Por eso, Cestero ha sintetizado su discurso en ese punto álgido donde coinciden la percepción, la emoción y el goce. ¿Acaso no lo ha sentido así el lector al contemplar cualesquiera de sus obras, donde vuelan las palomas y las damas de los años cuarenta atraviesan presurosas las esquinas con sombrillas protectoras, en la memorización una ciudad incontaminada? Es desde esa pintura -de melancolía y poesía totalizantes- que Cestero inicia su andadura para revivificar la ciudad y su río, con riberas atestadas del verde que se fue; de ese hábitat de yaguasas y peces, de apacibles sombras y fecundas siembras que contorneaban una ciudad iluminada por el sol y habitada en los recuerdos.

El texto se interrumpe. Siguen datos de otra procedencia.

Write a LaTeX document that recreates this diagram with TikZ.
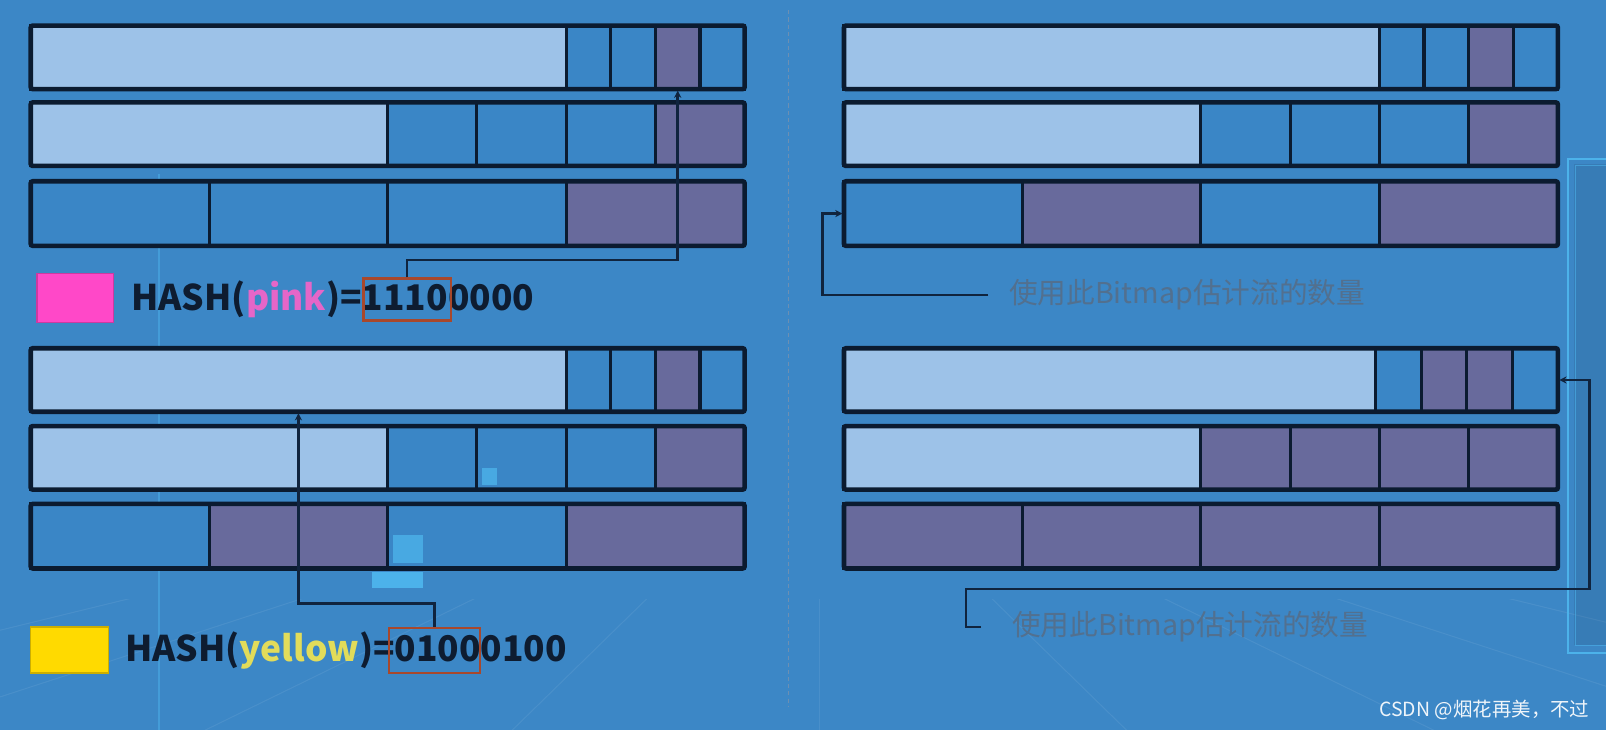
\documentclass[tikz,border=0pt]{standalone}
\usepackage{fontspec}
\newfontfamily\cjk{Noto Sans CJK SC}
\usetikzlibrary{fit,arrows.meta}
\definecolor{bgc}{HTML}{3C87C6}
\definecolor{lt}{HTML}{9DC2E8}
\definecolor{bl}{HTML}{3A86C6}
\definecolor{pu}{HTML}{686A9C}
\definecolor{bord}{HTML}{0B1B30}
\definecolor{connc}{HTML}{10243E}
\definecolor{textc}{HTML}{0E1C30}
\definecolor{notec}{HTML}{52708F}
\definecolor{pinksq}{HTML}{FF48C8}
\definecolor{pinkt}{HTML}{E566C8}
\definecolor{yelsq}{HTML}{FFDA00}
\definecolor{yelt}{HTML}{E2DC5A}
\definecolor{redb}{HTML}{A8482C}
\definecolor{deco}{HTML}{4CB2EA}
\definecolor{divc}{HTML}{6C8FB2}
\newcommand\bmrow[4]{%
  \foreach \xa/\xb/\cc [count=\i] in {#4}
    {\node[cellbox, fill=\cc, fit={(\xa,#2) (\xb,#3)}] (#1\i) {};}
  \node[rowframe, fit={(30,#2) (727,#3)}] (#1) {};
}
\begin{document}
\begin{tikzpicture}[x=1pt,y=-1pt,
  cellbox/.style={draw=bord, line width=3pt, inner sep=0pt, rectangle},
  rowframe/.style={draw=bord, line width=4.5pt, inner sep=0pt, rectangle, rounded corners=2pt},
  conn/.style={draw=connc, line width=2.6pt, -{Stealth[length=7pt,width=7pt]}},
  hashtext/.style={font=\cjk\bfseries\fontsize{34.5}{34.5}\selectfont, text=textc, inner sep=0pt},
  note/.style={font=\cjk\fontsize{28}{28}\selectfont, text=notec, inner sep=0pt},
  redbox/.style={draw=redb, line width=2.2pt, inner sep=0pt, rectangle},
  legend/.style={inner sep=0pt, rectangle, line width=1.5pt}]
\useasboundingbox (0,0) rectangle (1568,713);
\fill[bgc] (0,0) rectangle (1568,713);
% background decorations
\begin{scope}
\clip (0,585) rectangle (1568,713);
\foreach \ex in {-400,-100,200,500,800,1100,1400,1700,2000}
  \draw[white, opacity=0.07, line width=1pt] (800,420) -- (\ex,713);
\end{scope}
\draw[deco, opacity=0.5, line width=1.5pt] (155,170) -- (155,713);
\fill[deco] (363,558) rectangle (413,574);
\fill[black, opacity=0.08] (1537,160) rectangle (1568,630);
\draw[deco, line width=2pt] (1568,155) -- (1531,155) -- (1531,638) -- (1568,638);
\draw[deco, opacity=0.6, line width=1pt] (1568,162) -- (1538,162) -- (1538,630) -- (1568,630);
% divider
\draw[divc, line width=1.6pt, dash pattern=on 4pt off 3pt] (770,10) -- (770,690);
% top-left panel
\bmrow{TLa}{25}{87}{30/552.75/lt, 552.75/596.31/bl, 596.31/639.88/bl, 639.88/683.44/pu, 683.44/727/bl}
\bmrow{TLb}{100}{162}{30/378.5/lt, 378.5/465.63/bl, 465.63/552.75/bl, 552.75/639.88/bl, 639.88/727/pu}
\bmrow{TLc}{177}{240}{30/204.25/bl, 204.25/378.5/bl, 378.5/552.75/bl, 552.75/727/pu}
% bottom-left panel
\bmrow{BLa}{340}{402}{30/552.75/lt, 552.75/596.31/bl, 596.31/639.88/bl, 639.88/683.44/pu, 683.44/727/bl}
\bmrow{BLb}{416}{478}{30/378.5/lt, 378.5/465.63/bl, 465.63/552.75/bl, 552.75/639.88/bl, 639.88/727/pu}
\bmrow{BLc}{492}{555}{30/204.25/bl, 204.25/378.5/pu, 378.5/552.75/bl, 552.75/727/pu}
\fill[deco, opacity=0.8] (471,457) rectangle (485,474);
\fill[deco, opacity=0.8] (384,522) rectangle (413,550);
\begin{scope}[xshift=794pt]
\bmrow{TRa}{25}{87}{30/552.75/lt, 552.75/596.31/bl, 596.31/639.88/bl, 639.88/683.44/pu, 683.44/727/bl}
\bmrow{TRb}{100}{162}{30/378.5/lt, 378.5/465.63/bl, 465.63/552.75/bl, 552.75/639.88/bl, 639.88/727/pu}
\bmrow{TRc}{177}{240}{30/204.25/bl, 204.25/378.5/pu, 378.5/552.75/bl, 552.75/727/pu}
\bmrow{BRa}{340}{402}{30/549/lt, 549/593.5/bl, 593.5/638/pu, 638/683/pu, 683/727/bl}
\bmrow{BRb}{416}{478}{30/378.5/lt, 378.5/465.63/pu, 465.63/552.75/pu, 552.75/639.88/pu, 639.88/727/pu}
\bmrow{BRc}{492}{555}{30/204.25/pu, 204.25/378.5/pu, 378.5/552.75/pu, 552.75/727/pu}
\end{scope}
% legends
\node[legend, fill=pinksq, draw=pinksq!80!black, fit={(36,267) (111,315)}] (pinksq) {};
\node[hashtext, anchor=west] (pinkhash) at (128,292) {HASH(\textcolor{pinkt}{pink})=11100000};
\node[redbox, fit={(355,272) (440,313)}] (pinkbox) {};
\node[legend, fill=yelsq, draw=yelsq!80!black, fit={(30,612) (106,657)}] (yelsq) {};
\node[hashtext, anchor=west] (yelhash) at (122,635) {HASH(\textcolor{yelt}{yellow})=01000100};
\node[redbox, fit={(380,613) (469,657)}] (yelbox) {};
% notes
\node[note, anchor=west] (trtext) at (985,288) {使用此Bitmap估计流的数量};
\node[note, anchor=west] (brtext) at (988,612) {使用此Bitmap估计流的数量};
% connectors
\draw[conn] (pinkbox.north) -- ++(0,-17) -| (TLa4.south);
\draw[conn] (yelbox.north) -- ++(0,-23) -| (BLa1.south);
\draw[conn] ([xshift=-20pt]trtext.west) -- ++(-162,0) |- (TRc1.west);
\draw[conn] ([xshift=-30pt]brtext.west) -- ++(-15,0) |- ++(609,-37) |- (BRa5.east);
% watermark
\node[font=\cjk\fontsize{19}{19}\selectfont, text=white!92!bgc, anchor=east, inner sep=0pt] (wm) at (1552,693) {CSDN @烟花再美，不过};
\end{tikzpicture}
\end{document}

Es ahí -como enuncia Heidegger- «cuando el impulso que emerge de la obra la hace destacar como tal» (Op. Cit.).
Sí, es desde ahí donde la excelsa maestría de Cestero ha marcado un estilo refrendado por la formatividad del estudio, del trabajo y de las analogías visibles y letales de la cruel paradoja establecida entre la ciudad, su río y el ayer, y entre la ciudad, su río y este hoy.

Todo para patentizar los motivos que han convertido la obra de Cestero en un pattern tan vibrante como todo lo que prima entre la ebullición de la novedad y el paradigma que la convierte en poesía.

La recreación obtenida por Cestero del universo urbano, edita la continuación de un tejido memorial que nos remacha —pero sin arribar a una nostalgia de sospechas— las razones fundamentales de la aprehensión de que no todo está perdido, permaneciendo como el artista lo ha recreado y estacionado en sus recuerdos.

Y es desde los cobijos, los refugios, albergues y riberas de la ciudad y su río memorizados, donde percibimos la voz, la pintura poética de Cestero alertándonos con la voz de la memoria que aún es posible arribar a la reivindicación de esa urbe poetizada por Efraín Huerta: «Ciudad que lloras, mía, | maternal, dolorosa, | bella como camelia | y triste como lágrima» («Los hombres del alba», 1944).

La ciudad y su río, en Cestero, arroja la posibilidad de un retorno al verde, al oxígeno vital de un ayer devastado por el hombre, porque después de todo, en Cestero —como en la mayoría de los verdaderos artistas— la creación pictórica construye y deconstruye a partir de una memoria que duele, trasciende, y se esparce como un eco que levanta goces y remembranzas.